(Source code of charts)
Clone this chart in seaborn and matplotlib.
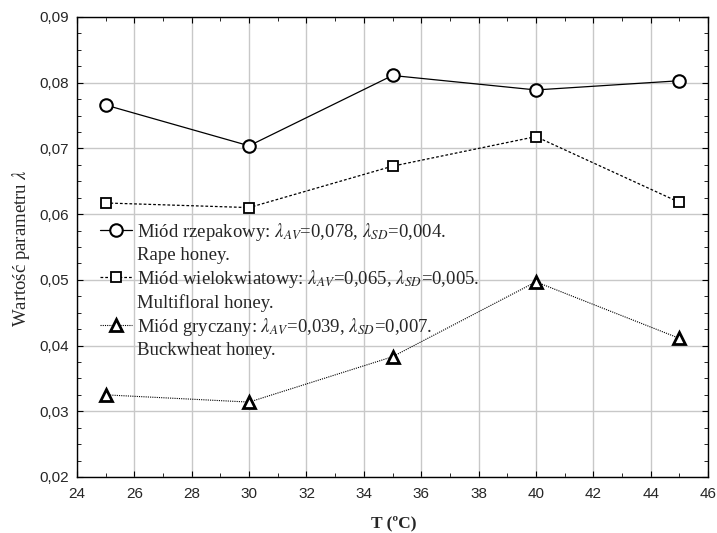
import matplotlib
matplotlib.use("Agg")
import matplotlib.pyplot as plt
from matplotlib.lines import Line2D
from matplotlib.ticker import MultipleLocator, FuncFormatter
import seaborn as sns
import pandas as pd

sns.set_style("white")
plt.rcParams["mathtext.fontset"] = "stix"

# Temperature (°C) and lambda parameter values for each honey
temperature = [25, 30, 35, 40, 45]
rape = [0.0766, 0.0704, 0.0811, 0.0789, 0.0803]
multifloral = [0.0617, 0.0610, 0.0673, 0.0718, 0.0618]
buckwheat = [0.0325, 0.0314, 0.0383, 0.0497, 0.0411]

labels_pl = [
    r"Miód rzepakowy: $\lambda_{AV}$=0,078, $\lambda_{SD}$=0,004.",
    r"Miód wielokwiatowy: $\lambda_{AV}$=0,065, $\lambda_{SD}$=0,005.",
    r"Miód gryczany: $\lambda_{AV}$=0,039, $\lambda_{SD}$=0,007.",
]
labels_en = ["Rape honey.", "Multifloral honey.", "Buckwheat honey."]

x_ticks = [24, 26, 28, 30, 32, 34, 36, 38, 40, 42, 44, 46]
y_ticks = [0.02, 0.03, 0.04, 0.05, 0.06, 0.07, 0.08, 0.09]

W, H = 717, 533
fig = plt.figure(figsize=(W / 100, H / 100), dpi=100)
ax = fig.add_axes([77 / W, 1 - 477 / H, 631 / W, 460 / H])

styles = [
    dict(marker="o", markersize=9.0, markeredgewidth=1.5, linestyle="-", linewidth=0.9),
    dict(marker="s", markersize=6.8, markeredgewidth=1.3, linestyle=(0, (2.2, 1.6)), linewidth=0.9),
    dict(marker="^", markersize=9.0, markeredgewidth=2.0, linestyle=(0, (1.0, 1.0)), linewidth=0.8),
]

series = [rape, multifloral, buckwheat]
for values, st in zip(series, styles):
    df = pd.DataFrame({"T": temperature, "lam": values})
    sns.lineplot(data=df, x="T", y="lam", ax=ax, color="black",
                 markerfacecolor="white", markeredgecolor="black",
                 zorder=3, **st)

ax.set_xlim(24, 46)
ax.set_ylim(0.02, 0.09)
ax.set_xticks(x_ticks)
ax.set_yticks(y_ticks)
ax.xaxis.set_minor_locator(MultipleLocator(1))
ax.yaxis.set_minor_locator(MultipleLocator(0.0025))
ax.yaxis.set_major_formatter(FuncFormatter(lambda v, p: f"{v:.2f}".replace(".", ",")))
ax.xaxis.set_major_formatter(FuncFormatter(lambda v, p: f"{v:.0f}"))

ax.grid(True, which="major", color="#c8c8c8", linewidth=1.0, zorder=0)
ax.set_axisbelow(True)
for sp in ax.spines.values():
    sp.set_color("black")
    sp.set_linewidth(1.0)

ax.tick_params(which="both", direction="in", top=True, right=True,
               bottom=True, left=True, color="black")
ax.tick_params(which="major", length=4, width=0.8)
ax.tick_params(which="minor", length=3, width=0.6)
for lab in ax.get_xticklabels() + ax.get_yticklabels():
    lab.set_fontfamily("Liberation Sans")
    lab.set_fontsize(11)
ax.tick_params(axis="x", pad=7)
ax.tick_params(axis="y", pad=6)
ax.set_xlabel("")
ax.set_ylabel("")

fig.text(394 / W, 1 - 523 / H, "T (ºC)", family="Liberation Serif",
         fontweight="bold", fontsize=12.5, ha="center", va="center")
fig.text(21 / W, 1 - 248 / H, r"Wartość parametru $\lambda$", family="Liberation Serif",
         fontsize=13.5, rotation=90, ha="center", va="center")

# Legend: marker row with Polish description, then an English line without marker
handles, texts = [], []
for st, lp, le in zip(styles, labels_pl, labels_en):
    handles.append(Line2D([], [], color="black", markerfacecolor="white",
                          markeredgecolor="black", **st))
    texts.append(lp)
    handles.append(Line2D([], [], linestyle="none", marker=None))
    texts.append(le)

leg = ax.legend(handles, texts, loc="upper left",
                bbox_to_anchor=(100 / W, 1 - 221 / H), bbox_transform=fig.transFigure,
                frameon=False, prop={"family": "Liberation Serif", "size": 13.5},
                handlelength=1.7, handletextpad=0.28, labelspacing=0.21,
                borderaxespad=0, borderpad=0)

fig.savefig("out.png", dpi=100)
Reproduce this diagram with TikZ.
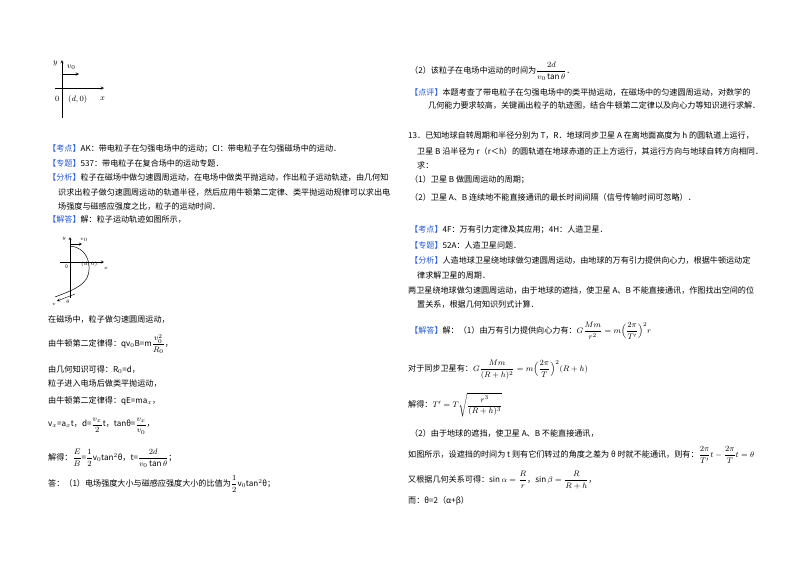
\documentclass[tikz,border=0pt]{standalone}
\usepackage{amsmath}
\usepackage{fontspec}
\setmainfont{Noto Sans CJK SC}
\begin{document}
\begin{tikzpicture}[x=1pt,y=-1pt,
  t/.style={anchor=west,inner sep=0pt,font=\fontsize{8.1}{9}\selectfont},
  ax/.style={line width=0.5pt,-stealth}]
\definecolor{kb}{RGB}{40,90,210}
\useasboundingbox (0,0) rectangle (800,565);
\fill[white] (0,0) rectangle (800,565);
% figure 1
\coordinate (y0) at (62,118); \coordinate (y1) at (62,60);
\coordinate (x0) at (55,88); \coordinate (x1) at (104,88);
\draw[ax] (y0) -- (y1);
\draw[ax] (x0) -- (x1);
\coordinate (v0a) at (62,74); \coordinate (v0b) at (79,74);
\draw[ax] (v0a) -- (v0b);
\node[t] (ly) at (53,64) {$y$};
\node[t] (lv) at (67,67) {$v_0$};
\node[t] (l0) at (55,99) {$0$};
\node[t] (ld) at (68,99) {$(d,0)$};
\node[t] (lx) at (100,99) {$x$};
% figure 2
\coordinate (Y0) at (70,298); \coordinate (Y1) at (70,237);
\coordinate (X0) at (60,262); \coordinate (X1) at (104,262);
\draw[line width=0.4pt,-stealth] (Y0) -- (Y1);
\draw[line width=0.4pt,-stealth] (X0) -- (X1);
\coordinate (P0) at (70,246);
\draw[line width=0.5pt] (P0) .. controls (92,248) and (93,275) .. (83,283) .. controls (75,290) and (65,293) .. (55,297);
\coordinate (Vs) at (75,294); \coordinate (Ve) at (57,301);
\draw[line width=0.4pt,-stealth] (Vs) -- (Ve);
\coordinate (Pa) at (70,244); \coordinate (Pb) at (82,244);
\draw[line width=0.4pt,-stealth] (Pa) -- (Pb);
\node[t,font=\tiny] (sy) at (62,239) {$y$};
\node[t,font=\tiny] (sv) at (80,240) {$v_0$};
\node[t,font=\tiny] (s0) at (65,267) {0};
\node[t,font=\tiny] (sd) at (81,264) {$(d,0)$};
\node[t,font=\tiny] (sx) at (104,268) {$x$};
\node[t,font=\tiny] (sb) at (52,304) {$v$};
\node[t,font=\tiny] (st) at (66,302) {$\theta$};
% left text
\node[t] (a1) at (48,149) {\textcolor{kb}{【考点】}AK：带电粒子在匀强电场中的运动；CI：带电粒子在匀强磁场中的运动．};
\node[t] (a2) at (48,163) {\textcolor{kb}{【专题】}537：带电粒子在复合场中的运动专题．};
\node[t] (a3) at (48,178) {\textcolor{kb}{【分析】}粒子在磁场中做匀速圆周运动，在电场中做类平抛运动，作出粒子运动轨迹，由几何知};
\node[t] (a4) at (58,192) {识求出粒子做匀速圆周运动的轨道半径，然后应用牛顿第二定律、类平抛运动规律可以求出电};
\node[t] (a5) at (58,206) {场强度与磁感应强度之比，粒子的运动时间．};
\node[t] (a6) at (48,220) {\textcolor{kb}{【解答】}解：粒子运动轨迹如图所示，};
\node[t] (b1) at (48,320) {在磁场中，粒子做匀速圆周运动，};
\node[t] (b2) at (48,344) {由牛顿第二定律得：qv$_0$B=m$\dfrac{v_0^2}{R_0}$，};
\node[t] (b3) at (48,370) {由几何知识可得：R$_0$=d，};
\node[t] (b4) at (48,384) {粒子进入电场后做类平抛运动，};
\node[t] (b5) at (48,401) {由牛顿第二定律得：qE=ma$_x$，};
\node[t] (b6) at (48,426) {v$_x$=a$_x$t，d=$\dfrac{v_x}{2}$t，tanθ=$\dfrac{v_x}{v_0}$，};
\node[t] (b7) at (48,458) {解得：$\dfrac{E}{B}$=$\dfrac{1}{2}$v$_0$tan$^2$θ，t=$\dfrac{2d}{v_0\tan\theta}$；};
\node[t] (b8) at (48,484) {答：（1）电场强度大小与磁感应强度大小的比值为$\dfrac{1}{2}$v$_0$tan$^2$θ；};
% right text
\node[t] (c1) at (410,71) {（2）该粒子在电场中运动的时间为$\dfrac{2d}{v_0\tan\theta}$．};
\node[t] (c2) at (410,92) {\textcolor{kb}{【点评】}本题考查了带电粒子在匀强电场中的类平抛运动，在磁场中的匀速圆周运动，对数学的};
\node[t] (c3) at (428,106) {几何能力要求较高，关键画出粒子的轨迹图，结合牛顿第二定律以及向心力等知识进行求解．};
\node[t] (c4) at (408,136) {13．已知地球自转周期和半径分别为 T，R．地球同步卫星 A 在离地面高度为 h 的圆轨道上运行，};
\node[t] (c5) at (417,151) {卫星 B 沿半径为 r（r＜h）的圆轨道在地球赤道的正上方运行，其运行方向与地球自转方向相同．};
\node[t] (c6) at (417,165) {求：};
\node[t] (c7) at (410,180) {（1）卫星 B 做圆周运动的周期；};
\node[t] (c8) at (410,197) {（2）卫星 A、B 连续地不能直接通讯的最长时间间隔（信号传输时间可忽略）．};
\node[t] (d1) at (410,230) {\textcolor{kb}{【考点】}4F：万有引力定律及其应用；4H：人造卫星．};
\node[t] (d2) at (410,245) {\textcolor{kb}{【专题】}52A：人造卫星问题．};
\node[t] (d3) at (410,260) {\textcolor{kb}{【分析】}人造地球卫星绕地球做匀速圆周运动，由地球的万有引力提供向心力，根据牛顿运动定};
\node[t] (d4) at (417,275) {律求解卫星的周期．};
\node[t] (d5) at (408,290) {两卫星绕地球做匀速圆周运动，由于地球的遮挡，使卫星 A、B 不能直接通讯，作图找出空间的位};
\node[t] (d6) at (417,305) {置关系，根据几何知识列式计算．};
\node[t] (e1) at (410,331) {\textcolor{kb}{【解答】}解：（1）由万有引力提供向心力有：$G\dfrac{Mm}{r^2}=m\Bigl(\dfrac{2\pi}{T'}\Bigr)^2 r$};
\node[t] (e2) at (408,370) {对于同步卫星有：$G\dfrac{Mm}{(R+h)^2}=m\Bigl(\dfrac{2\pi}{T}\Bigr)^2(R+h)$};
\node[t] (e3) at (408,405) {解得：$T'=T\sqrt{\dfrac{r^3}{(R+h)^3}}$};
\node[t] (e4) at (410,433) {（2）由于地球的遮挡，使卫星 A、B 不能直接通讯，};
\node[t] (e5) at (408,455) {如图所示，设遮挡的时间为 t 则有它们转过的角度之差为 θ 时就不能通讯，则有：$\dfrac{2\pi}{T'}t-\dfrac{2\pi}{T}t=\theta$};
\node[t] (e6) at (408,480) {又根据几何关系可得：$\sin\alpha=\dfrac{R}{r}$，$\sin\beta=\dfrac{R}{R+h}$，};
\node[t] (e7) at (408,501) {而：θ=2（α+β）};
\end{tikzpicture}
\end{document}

◆ Exercise ◆
Up to and including the line containing "import pandas as pd", repeat every line from the start of the data, but none of the pictures.

◆ Full response ◆
Clone this chart in seaborn and matplotlib.
import matplotlib
matplotlib.use("Agg")
import matplotlib.pyplot as plt
from matplotlib.lines import Line2D
from matplotlib.ticker import MultipleLocator, FuncFormatter
import seaborn as sns
import pandas as pd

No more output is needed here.